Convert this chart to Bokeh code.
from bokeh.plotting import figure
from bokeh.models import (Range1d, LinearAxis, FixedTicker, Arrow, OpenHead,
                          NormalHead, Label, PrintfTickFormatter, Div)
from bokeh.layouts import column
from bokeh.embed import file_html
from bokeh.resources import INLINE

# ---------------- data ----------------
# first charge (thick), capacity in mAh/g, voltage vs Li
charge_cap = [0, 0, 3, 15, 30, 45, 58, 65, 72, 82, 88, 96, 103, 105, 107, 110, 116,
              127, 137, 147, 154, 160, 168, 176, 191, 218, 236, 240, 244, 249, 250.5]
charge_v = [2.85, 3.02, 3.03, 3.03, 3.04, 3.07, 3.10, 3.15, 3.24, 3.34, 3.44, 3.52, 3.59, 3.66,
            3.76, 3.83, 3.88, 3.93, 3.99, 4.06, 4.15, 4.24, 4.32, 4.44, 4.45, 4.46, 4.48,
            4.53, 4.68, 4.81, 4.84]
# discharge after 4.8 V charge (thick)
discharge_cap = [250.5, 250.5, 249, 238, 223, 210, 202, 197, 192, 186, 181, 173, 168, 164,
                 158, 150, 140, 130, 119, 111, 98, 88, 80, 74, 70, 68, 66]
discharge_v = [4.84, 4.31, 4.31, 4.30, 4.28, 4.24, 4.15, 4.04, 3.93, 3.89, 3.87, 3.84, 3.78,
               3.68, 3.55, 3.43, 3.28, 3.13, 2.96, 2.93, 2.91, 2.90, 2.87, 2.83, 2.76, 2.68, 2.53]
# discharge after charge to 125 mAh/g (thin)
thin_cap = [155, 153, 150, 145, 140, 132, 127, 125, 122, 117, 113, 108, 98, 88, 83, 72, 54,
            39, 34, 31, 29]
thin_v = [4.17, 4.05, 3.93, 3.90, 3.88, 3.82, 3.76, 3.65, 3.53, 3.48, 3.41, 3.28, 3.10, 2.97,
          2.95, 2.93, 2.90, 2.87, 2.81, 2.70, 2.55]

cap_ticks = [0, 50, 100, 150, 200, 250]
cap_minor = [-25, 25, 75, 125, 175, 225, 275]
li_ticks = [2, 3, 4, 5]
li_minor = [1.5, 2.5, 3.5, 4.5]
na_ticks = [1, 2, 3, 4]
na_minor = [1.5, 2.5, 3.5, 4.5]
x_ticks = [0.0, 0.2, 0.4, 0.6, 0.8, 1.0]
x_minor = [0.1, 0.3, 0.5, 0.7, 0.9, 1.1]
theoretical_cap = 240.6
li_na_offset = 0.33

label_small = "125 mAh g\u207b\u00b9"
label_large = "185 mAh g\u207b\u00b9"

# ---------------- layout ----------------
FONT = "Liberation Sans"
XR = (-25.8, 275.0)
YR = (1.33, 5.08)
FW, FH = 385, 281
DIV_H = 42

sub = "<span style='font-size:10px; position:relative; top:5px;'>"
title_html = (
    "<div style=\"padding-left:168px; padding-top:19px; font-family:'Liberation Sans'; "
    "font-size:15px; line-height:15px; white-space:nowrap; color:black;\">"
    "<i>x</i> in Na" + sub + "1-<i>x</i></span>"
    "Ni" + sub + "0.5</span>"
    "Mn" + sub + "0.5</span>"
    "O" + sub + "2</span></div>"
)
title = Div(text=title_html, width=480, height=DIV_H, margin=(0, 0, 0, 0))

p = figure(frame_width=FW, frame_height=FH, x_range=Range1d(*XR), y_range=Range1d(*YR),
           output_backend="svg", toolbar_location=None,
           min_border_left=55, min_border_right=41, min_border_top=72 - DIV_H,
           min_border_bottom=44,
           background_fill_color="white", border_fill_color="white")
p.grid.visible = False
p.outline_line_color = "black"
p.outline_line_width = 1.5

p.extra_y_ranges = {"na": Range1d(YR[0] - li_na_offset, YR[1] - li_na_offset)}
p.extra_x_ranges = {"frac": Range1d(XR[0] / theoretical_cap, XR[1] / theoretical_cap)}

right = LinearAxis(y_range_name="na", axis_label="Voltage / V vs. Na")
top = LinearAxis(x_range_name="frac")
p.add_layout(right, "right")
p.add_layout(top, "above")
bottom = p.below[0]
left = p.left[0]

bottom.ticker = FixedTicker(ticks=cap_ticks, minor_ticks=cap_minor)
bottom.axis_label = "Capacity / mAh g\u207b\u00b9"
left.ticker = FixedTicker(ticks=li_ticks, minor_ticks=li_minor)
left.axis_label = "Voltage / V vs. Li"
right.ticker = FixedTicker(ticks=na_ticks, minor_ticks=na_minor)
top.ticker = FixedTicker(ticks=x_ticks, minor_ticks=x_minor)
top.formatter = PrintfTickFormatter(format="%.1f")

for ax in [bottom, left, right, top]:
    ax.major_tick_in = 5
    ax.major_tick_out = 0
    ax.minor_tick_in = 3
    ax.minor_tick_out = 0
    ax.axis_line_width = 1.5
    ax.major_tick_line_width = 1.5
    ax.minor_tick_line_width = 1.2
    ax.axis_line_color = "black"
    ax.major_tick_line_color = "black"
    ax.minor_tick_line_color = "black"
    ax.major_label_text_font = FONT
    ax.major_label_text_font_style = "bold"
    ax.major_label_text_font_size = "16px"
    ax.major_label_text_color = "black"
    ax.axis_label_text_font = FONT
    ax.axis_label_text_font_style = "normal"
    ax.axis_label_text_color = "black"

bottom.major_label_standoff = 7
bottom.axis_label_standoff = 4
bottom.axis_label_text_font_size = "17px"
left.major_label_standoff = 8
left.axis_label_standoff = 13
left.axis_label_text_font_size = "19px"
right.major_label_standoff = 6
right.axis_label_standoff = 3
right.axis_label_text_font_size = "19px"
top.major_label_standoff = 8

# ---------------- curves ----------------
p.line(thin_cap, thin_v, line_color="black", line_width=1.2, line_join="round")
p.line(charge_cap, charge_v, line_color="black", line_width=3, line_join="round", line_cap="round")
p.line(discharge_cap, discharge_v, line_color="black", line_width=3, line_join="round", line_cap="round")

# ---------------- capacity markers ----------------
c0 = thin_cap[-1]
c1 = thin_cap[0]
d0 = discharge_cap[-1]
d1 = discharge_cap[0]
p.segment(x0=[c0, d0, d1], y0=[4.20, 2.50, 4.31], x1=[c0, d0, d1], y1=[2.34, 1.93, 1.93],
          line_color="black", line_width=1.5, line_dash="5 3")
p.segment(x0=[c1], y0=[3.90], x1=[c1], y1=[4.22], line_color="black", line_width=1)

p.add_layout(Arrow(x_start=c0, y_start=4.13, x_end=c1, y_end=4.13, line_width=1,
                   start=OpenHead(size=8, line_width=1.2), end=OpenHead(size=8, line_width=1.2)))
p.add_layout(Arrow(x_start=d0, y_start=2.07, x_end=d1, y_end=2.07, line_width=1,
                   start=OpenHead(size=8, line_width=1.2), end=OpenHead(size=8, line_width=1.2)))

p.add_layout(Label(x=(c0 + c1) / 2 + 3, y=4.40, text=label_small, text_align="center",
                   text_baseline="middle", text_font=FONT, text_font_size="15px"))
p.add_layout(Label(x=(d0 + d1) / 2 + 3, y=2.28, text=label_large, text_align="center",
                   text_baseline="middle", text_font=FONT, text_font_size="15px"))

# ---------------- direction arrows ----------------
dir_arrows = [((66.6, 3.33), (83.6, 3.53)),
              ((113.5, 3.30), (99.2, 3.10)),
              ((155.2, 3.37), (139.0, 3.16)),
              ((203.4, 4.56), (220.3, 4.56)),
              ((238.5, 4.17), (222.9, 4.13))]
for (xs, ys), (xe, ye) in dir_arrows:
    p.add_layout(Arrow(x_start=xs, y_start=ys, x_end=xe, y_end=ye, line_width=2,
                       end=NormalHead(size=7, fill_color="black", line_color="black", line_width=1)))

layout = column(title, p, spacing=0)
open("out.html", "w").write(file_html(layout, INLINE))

==

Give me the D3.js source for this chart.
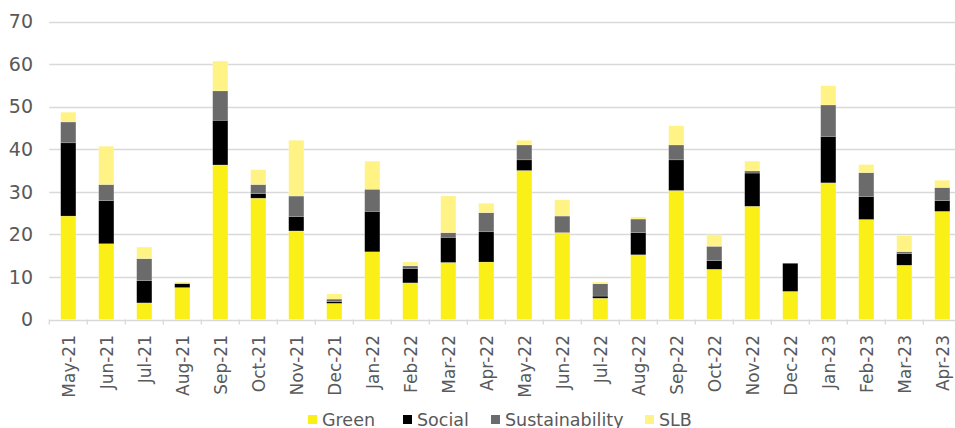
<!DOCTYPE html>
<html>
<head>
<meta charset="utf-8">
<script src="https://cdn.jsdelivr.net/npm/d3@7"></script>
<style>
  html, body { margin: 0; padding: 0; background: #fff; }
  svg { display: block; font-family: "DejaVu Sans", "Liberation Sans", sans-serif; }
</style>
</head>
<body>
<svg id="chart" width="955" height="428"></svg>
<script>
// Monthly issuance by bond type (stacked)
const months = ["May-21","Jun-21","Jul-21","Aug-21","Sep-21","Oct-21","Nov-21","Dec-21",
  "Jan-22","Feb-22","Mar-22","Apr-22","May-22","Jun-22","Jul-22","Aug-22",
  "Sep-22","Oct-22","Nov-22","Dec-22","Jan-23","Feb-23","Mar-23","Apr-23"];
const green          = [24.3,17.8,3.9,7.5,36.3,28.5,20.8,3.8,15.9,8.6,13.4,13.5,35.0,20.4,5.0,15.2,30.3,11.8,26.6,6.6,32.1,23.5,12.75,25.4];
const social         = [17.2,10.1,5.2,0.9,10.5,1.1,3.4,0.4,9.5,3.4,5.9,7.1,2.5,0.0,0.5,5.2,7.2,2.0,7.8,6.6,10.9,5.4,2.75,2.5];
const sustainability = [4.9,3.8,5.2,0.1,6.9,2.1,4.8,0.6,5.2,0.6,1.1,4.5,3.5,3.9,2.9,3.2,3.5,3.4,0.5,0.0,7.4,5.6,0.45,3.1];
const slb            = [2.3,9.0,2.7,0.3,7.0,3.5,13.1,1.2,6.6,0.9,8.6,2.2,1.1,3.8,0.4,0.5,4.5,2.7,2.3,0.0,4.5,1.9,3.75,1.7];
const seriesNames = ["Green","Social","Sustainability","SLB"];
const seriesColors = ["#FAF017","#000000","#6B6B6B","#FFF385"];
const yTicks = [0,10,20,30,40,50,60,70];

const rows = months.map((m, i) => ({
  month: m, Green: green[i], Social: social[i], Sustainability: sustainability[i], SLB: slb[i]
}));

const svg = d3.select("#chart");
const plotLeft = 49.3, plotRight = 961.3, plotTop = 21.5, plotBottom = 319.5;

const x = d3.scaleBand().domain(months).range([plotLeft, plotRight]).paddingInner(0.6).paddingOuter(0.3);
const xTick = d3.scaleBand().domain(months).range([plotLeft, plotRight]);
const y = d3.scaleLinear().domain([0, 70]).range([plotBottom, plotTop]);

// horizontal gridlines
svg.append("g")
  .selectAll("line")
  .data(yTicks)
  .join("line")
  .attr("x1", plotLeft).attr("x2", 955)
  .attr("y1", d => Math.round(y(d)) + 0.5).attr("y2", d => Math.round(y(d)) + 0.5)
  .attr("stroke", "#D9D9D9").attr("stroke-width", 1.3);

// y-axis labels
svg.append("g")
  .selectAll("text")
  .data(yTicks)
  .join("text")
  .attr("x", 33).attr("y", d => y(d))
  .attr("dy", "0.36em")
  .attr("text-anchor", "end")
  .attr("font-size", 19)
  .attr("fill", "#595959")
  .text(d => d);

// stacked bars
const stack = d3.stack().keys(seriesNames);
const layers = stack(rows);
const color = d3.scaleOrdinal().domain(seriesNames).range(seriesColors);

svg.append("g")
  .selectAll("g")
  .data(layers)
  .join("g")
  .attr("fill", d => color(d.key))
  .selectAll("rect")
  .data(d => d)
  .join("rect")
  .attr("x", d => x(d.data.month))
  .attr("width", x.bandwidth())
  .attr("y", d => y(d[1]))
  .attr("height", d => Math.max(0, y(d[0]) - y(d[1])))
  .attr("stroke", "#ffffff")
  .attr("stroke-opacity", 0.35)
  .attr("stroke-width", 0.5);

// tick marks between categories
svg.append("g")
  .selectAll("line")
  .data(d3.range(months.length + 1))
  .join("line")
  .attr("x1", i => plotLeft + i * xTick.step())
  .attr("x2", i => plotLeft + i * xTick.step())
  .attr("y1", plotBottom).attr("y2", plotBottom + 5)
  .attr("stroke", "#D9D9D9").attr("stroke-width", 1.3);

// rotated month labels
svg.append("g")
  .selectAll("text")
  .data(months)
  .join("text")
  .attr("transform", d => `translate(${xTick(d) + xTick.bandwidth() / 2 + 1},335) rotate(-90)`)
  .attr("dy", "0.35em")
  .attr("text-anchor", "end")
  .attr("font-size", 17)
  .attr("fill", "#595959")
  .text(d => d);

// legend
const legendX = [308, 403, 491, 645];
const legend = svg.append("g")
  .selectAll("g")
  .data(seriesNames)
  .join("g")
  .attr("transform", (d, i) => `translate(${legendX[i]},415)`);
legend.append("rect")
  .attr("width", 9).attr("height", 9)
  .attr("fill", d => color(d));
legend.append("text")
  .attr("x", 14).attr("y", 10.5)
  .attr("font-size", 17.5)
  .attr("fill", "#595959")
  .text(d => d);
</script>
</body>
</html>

--

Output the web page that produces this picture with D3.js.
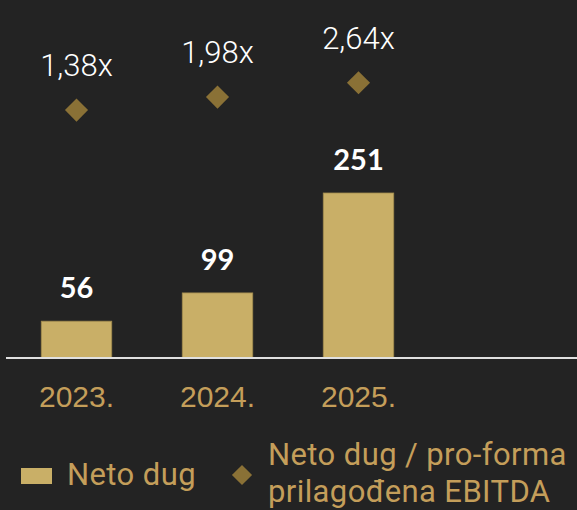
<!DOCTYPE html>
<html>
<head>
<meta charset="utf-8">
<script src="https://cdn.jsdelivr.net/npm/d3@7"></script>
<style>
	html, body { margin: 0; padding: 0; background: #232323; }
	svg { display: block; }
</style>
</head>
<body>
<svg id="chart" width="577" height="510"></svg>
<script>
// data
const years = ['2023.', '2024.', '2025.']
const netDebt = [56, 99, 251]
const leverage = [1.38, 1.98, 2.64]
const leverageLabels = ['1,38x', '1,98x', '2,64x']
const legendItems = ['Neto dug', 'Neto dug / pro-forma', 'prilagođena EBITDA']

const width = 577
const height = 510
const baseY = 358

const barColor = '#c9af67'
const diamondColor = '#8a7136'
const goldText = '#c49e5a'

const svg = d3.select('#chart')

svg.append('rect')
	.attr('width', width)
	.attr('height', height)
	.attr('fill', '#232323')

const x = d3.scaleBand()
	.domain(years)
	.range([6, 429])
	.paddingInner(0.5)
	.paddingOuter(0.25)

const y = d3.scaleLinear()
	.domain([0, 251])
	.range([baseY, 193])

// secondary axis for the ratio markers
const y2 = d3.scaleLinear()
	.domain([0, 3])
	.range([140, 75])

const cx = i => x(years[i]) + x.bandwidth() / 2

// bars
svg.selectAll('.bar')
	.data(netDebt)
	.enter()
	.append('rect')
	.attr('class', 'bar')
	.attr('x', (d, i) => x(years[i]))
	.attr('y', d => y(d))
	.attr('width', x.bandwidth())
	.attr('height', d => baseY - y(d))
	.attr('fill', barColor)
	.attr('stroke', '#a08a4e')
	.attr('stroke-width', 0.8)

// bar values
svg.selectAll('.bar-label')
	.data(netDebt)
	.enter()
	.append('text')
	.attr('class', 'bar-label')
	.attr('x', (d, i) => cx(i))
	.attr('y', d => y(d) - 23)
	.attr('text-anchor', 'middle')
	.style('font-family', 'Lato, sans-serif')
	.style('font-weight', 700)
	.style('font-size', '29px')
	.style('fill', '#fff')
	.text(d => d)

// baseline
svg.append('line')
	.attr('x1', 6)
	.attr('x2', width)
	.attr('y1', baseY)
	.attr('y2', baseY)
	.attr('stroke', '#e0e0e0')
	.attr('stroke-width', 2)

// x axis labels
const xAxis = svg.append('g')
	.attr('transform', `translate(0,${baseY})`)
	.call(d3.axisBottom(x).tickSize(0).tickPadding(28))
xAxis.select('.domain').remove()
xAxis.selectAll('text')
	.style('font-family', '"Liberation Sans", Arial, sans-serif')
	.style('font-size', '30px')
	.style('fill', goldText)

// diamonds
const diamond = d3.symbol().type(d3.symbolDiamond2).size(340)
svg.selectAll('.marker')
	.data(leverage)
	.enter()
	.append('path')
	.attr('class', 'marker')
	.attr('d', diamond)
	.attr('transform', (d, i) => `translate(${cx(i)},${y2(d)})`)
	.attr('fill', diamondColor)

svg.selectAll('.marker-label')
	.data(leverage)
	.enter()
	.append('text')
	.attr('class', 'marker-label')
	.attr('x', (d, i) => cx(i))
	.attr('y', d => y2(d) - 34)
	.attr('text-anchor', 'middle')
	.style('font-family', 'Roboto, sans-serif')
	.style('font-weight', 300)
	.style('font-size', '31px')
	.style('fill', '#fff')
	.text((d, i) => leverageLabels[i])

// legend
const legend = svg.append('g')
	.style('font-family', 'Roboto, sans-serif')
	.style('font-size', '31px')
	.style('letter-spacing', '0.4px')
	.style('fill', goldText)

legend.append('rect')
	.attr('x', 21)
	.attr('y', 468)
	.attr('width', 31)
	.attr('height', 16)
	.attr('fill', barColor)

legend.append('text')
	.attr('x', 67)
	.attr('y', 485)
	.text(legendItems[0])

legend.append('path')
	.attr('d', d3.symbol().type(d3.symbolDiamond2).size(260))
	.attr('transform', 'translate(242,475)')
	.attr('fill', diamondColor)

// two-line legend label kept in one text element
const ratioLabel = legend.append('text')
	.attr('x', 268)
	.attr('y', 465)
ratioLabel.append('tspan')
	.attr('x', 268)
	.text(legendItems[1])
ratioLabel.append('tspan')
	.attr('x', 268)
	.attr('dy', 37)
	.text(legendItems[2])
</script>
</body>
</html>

EXERCISE: Using the entries above, return exactly the lines from the line with "Convert this chart to Bokeh code." to the line with "from bokeh.resources import INLINE", counting both of those lines.

FINISHED TASK:
Convert this chart to Bokeh code.
from bokeh.plotting import figure
from bokeh.models import (Range1d, LinearAxis, FixedTicker, Arrow, OpenHead,
                          NormalHead, Label, PrintfTickFormatter, Div)
from bokeh.layouts import column
from bokeh.embed import file_html
from bokeh.resources import INLINE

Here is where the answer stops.